The Virginia Supreme Court upheld the decision of the lower court. The opinion merits quoting:

All of Hunter's blog posts involved cases that had been concluded. Moreover, the [Virginia State Bar] concedes that all of the information that was contained within Hunter's blog was public information and would have been protected speech had the news media or others disseminated it. . . . The VSB argues that it can prohibit an attorney from repeating truthful information made in a public judicial proceeding even though others can disseminate this information because an attorney repeating it could inhibit clients from freely communicating with their attorneys or because it would undermine public confidence in the legal profession. Such concerns, however, are unsupported by the evidence. To the extent that the information is aired in a public forum, privacy considerations must yield to First Amendment protections. In that respect, a lawyer is no more prohibited than any other citizen from reporting what transpired in the courtroom. Thus, the circuit court did not err in concluding that the VSB's interpretation of Rule 1.6 violated the First Amendment.

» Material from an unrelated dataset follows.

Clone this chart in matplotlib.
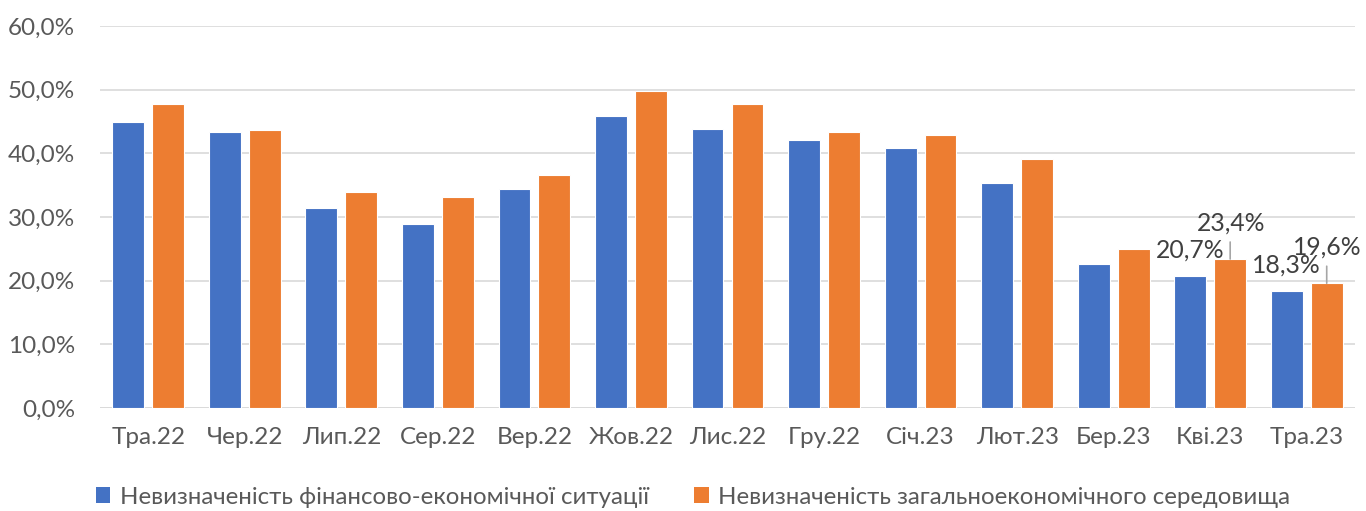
import matplotlib
matplotlib.use("Agg")
import matplotlib.pyplot as plt
from matplotlib.patches import Patch
import numpy as np

categories = ["Тра.22", "Чер.22", "Лип.22", "Сер.22", "Вер.22", "Жов.22", "Лис.22",
              "Гру.22", "Січ.23", "Лют.23", "Бер.23", "Кві.23", "Тра.23"]
financial = [45.0, 43.3, 31.4, 28.9, 34.4, 45.9, 43.8, 42.1, 40.8, 35.4, 22.6, 20.7, 18.3]
general = [47.7, 43.6, 33.9, 33.2, 36.6, 49.8, 47.7, 43.3, 42.9, 39.1, 25.0, 23.4, 19.6]
series_names = ["Невизначеність фінансово-економічної ситуації",
                "Невизначеність загальноекономічного середовища"]
labeled_idx = [11, 12]

BLUE = "#4472C4"
ORANGE = "#ED7D31"
TXT = "#595959"
GRID = "#D9D9D9"

plt.rcParams['font.family'] = ['Lato', 'DejaVu Sans']

fig = plt.figure(figsize=(13.66, 5.11), dpi=100)
ax = fig.add_axes([100/1366, 1-408/511, 1255/1366, 382/511])

x = np.arange(len(categories))
w = 0.33
off = 0.207
ax.bar(x - off, financial, width=w, color=BLUE, edgecolor="white", linewidth=0.8, zorder=3)
ax.bar(x + off, general, width=w, color=ORANGE, edgecolor="white", linewidth=0.8, zorder=3)

ax.set_xlim(-0.5, len(categories) - 0.5)
ax.set_ylim(0, 60)
ax.set_yticks(np.arange(0, 61, 10))
ax.set_yticklabels([f"{v:.1f}%".replace(".", ",") for v in np.arange(0, 61, 10)])
ax.set_xticks(x)
ax.set_xticklabels(categories)
ax.tick_params(axis='both', length=0, colors=TXT, labelsize=17.5)
ax.tick_params(axis='y', pad=18)
ax.tick_params(axis='x', pad=14)

ax.grid(axis='y', color=GRID, linewidth=1.2, zorder=0)
for s in ax.spines.values():
    s.set_visible(False)
ax.axhline(0, color=GRID, linewidth=1.2, zorder=1)

def fmt(v):
    return f"{v:.1f}%".replace(".", ",")

for i in labeled_idx:
    ax.annotate(fmt(financial[i]), xy=(x[i] - off, financial[i]), xytext=(0, 26),
                textcoords='offset pixels', ha='center', va='center',
                fontsize=17.8, color="#404040", zorder=5)
    ax.annotate("", xy=(x[i] + off, general[i]), xytext=(0, 17),
                textcoords='offset pixels',
                arrowprops=dict(arrowstyle='-', color="#A6A6A6", lw=1.2,
                                shrinkA=0, shrinkB=0), zorder=4)
    ax.annotate(fmt(general[i]), xy=(x[i] + off, general[i]), xytext=(1, 36),
                textcoords='offset pixels', ha='center', va='center',
                fontsize=17.8, color="#404040", zorder=5)

handles = [Patch(facecolor=BLUE, edgecolor='none'), Patch(facecolor=ORANGE, edgecolor='none')]
fig.legend(handles, series_names, loc='center', bbox_to_anchor=(693/1366, 1-497/511),
           ncol=2, frameon=False, fontsize=17.3, labelcolor=TXT,
           handlelength=0.6, handleheight=0.6, handletextpad=0.4, columnspacing=1.9)

fig.savefig("out.png", dpi=100)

I did not understand why the ABA promulgated such a restrictive Model Rule 1.6 along with its equally restrictive Comments. I did not understand why the Illinois Supreme Court adopted the Model Rule, and I certainly did not understand why some state bar associations, such as the Virginia State Bar, were willing to enforce the rule (or its less restrictive predecessor) to its extreme.

I am pleased the Virginia Supreme Court has stated, at least with respect to matters revealed in open court, that a lawyer has the same freedom of speech as anyone else.